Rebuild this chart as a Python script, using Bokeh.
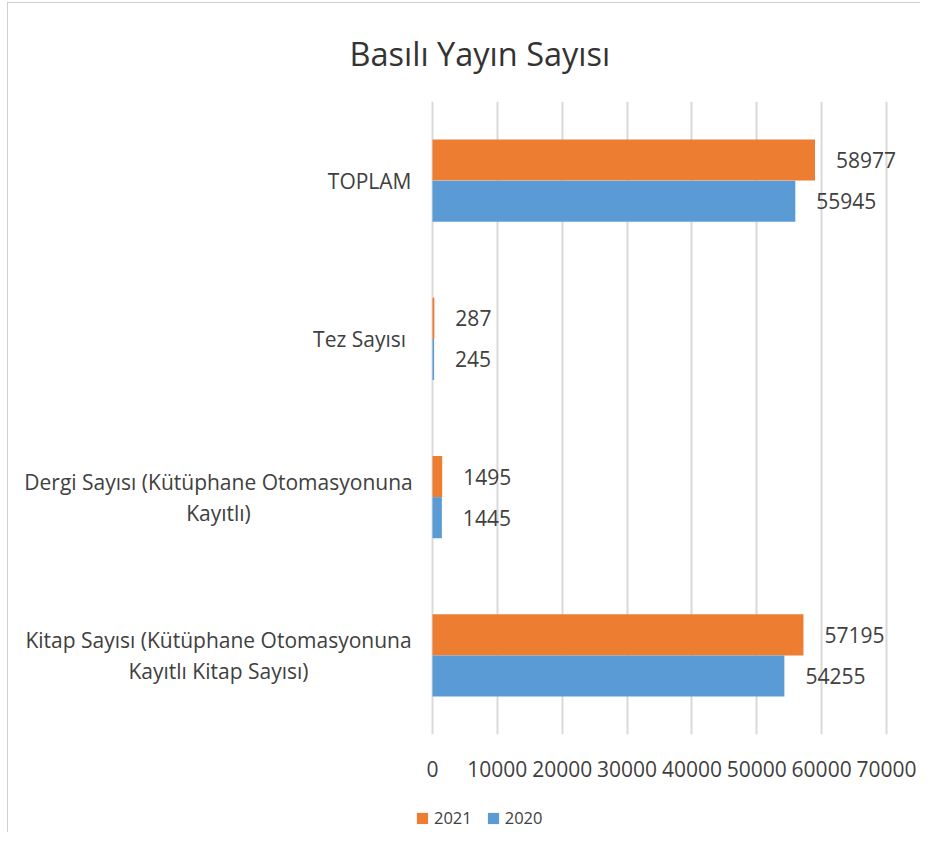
from bokeh.plotting import figure
from bokeh.layouts import column
from bokeh.models import FactorRange, Range1d, FixedTicker, Legend, LegendItem, ColumnDataSource
from bokeh.transform import dodge
from bokeh.core.properties import value
from bokeh.embed import file_html
from bokeh.resources import INLINE

categories = [
    "Kitap Sayısı (Kütüphane Otomasyonuna\nKayıtlı Kitap Sayısı)",
    "Dergi Sayısı (Kütüphane Otomasyonuna\nKayıtlı)",
    "Tez Sayısı ",
    "TOPLAM",
]
values_2021 = [57195, 1495, 287, 58977]
values_2020 = [54255, 1445, 245, 55945]
x_ticks = [0, 10000, 20000, 30000, 40000, 50000, 60000, 70000]
series_names = ["2021", "2020"]

FONT = "Open Sans"
TXT = "#404040"
ORANGE = "#ED7D31"
BLUE = "#5B9BD5"

# geometry (pixels, relative to each canvas)
W = 912
H_MAIN, H_LEG = 786, 43
FRAME_LEFT = 12          # frame starts here
ZERO_X = 424             # where value 0 sits
FRAME_RIGHT = 912
PX_PER_UNIT = 454 / 70000.0

src = ColumnDataSource(dict(
    cat=categories,
    v2021=values_2021,
    v2020=values_2020,
    l2021=[str(v) for v in values_2021],
    l2020=[str(v) for v in values_2020],
))

p = figure(
    width=W, height=H_MAIN,
    y_range=FactorRange(factors=categories, range_padding=0),
    x_range=Range1d(-(ZERO_X - FRAME_LEFT) / PX_PER_UNIT, (FRAME_RIGHT - ZERO_X) / PX_PER_UNIT),
    output_backend="svg", toolbar_location=None,
    min_border_left=FRAME_LEFT, min_border_right=0, min_border_top=98, min_border_bottom=55,
)
p.outline_line_color = None
p.background_fill_color = "white"
p.border_fill_color = "white"

p.title.text = "Basılı Yayın Sayısı"
p.title.text_font = FONT
p.title.text_font_size = "32.5px"
p.title.text_font_style = "normal"
p.title.text_color = "#333333"
p.title.align = "left"
p.title.offset = 341 - FRAME_LEFT
p.title.standoff = 51

r1 = p.hbar(y=dodge("cat", 0.13, range=p.y_range), right="v2021", left=0, height=0.26,
            source=src, color=ORANGE, line_color=None)
r2 = p.hbar(y=dodge("cat", -0.13, range=p.y_range), right="v2020", left=0, height=0.26,
            source=src, color=BLUE, line_color=None)

p.text(x="v2021", y=dodge("cat", 0.13, range=p.y_range), text="l2021", source=src,
       x_offset=21, text_align="left", text_baseline="middle",
       text_font=value(FONT), text_font_size="21px", text_color=TXT)
p.text(x="v2020", y=dodge("cat", -0.13, range=p.y_range), text="l2020", source=src,
       x_offset=21, text_align="left", text_baseline="middle",
       text_font=value(FONT), text_font_size="21px", text_color=TXT)

# category labels: single-line ones right-aligned next to the axis,
# two-line ones centred as a block
multi = [c for c in categories if "\n" in c]
single = [c for c in categories if "\n" not in c]
p.text(x=0, y=single, text=single, x_offset=-21, text_align="right", text_baseline="middle",
       text_font=value(FONT), text_font_size="21px", text_color=TXT)
p.text(x=0, y=multi, text=multi, x_offset=-214, text_align="center", text_baseline="middle",
       text_line_height=1.1,
       text_font=value(FONT), text_font_size="21px", text_color=TXT)

p.yaxis.visible = False

p.xaxis.ticker = FixedTicker(ticks=x_ticks)
p.xaxis.axis_line_color = None
p.xaxis.major_tick_line_color = None
p.xaxis.minor_tick_line_color = None
p.xaxis.major_label_text_font = FONT
p.xaxis.major_label_text_font_size = "21px"
p.xaxis.major_label_text_color = TXT
p.xaxis.major_label_standoff = 20

p.xgrid.grid_line_color = "#d9d9d9"
p.xgrid.grid_line_width = 2
p.ygrid.grid_line_color = None

# legend strip under the chart (its bars lie outside its visible range; only the legend shows)
lg = figure(width=W, height=H_LEG, x_range=Range1d(-2, -1),
            y_range=FactorRange(factors=categories),
            output_backend="svg", toolbar_location=None,
            min_border_left=0, min_border_right=0, min_border_top=0, min_border_bottom=0)
lg.axis.visible = False
lg.grid.visible = False
lg.outline_line_color = None
lg.background_fill_color = "white"
lg.border_fill_color = "white"
d1 = lg.hbar(y="cat", right="v2021", left=0, height=0.3, source=src, color=ORANGE, line_color=None)
d2 = lg.hbar(y="cat", right="v2020", left=0, height=0.3, source=src, color=BLUE, line_color=None)
legend = Legend(
    items=[LegendItem(label=series_names[0], renderers=[d1]),
           LegendItem(label=series_names[1], renderers=[d2])],
    orientation="horizontal", location=(395 - FRAME_LEFT + 12, 3),
    glyph_width=14, glyph_height=14, label_standoff=5, spacing=14,
    padding=0, margin=0, border_line_color=None, background_fill_alpha=0,
    label_text_font=FONT, label_text_font_size="16.5px", label_text_color=TXT,
)
lg.add_layout(legend, "center")

layout = column(p, lg, spacing=0,
                styles={"border-left": "1px solid #d0d0d0", "border-top": "1px solid #d0d0d0",
                        "margin-left": "7px", "margin-top": "2px"})
open("out.html", "w").write(file_html(layout, INLINE))
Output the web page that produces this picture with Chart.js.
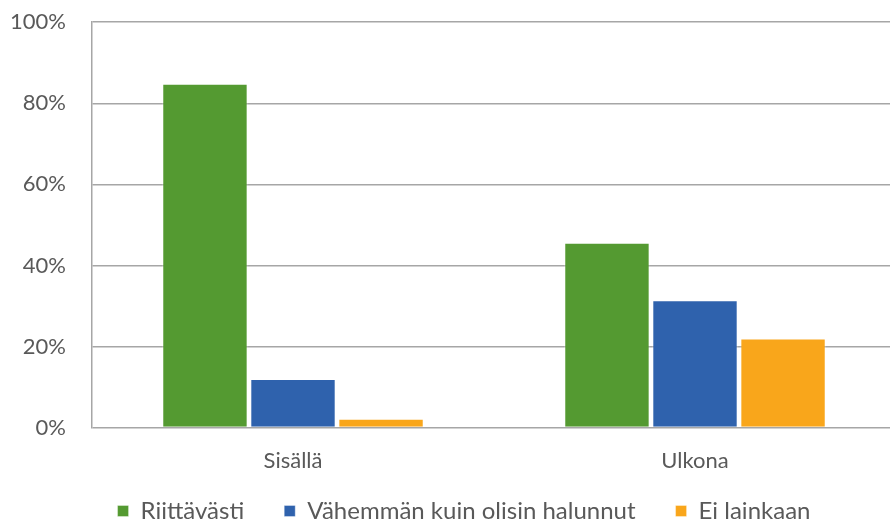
<!DOCTYPE html>
<html>
<head>
<meta charset="utf-8">
<script src="https://cdn.jsdelivr.net/npm/chart.js@4"></script>
<style>
  html, body { margin: 0; padding: 0; background: #ffffff; overflow: hidden; }
  /* plot runs a few px past the right edge, like the original */
  #wrap { width: 896px; height: 521px; position: relative; }
</style>
</head>
<body>
<div id="wrap"><canvas id="chart"></canvas></div>
<script>
// categories / series (shares, %)
const categories = ['Sisällä', 'Ulkona'];
const seriesNames = ['Riittävästi', 'Vähemmän kuin olisin halunnut', 'Ei lainkaan'];
const riittavasti = [84.8, 45.6];
const vahemman = [12.0, 31.4];
const eiLainkaan = [2.2, 22.0];
const yTicks = [0, 20, 40, 60, 80, 100];

const colors = ['#549a31', '#2f62ad', '#f9a61b'];
const gridColor = '#a6a6a6';
const textColor = '#595959';
const font = "Lato, 'Open Sans', sans-serif";

// legend sits lower and a bit right of where chart.js would put it
const legendPlace = {
  id: 'legendPlace',
  afterLayout(chart) {
    const lg = chart.legend;
    lg.top = chart.height - 62;
    lg.left = 32;
  }
};

const ctx = document.getElementById('chart').getContext('2d');

new Chart(ctx, {
  type: 'bar',
  data: {
    labels: categories,
    datasets: [riittavasti, vahemman, eiLainkaan].map((values, i) => ({
      label: seriesNames[i],
      data: values,
      backgroundColor: colors[i],
      borderColor: 'rgba(255,255,255,0.35)',
      borderWidth: 1,
      barPercentage: 0.97,
      categoryPercentage: 0.657,
    }))
  },
  options: {
    responsive: true,
    maintainAspectRatio: false,
    animation: false,
    layout: { padding: { top: 0, left: 0, right: 0, bottom: -39 } },
    plugins: {
      tooltip: { enabled: false },
      legend: {
        position: 'bottom',
        labels: {
          color: textColor,
          font: { family: font, size: 24 },
          boxWidth: 11,
          boxHeight: 11,
          padding: 40,
        }
      }
    },
    scales: {
      x: {
        grid: { display: false },
        border: { display: false },
        ticks: {
          color: textColor,
          font: { family: font, size: 22 },
          padding: 12,
        }
      },
      y: {
        min: 0,
        max: 100,
        afterBuildTicks: (axis) => { axis.ticks = yTicks.map(v => ({ value: v })); },
        afterFit: (axis) => { axis.width = 92; },
        grid: {
          color: gridColor,
          lineWidth: 1.5,
          tickLength: 17,
          tickColor: 'transparent',
        },
        border: { display: true, color: gridColor, width: 1.5 },
        ticks: {
          color: textColor,
          font: { family: font, size: 22 },
          padding: 9,
          callback: (v) => v + '%',
        }
      }
    }
  },
  plugins: [legendPlace]
});
</script>
</body>
</html>
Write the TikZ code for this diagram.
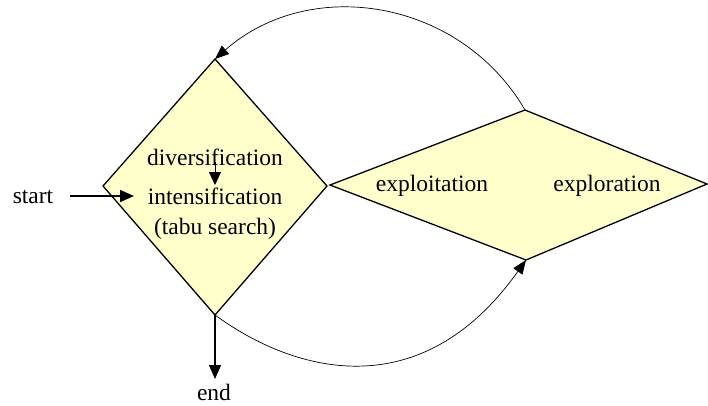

+++

## Written problem
Write out, word for word, the lines from the start of the data through the one holding "from bokeh.resources import INLINE". Omit pictures.

## Task result
Rebuild this chart as a Python script, using Bokeh.
from bokeh.plotting import figure
from bokeh.layouts import column
from bokeh.models import FactorRange, Range1d, FixedTicker, Legend, LegendItem, ColumnDataSource
from bokeh.transform import dodge
from bokeh.core.properties import value
from bokeh.embed import file_html
from bokeh.resources import INLINE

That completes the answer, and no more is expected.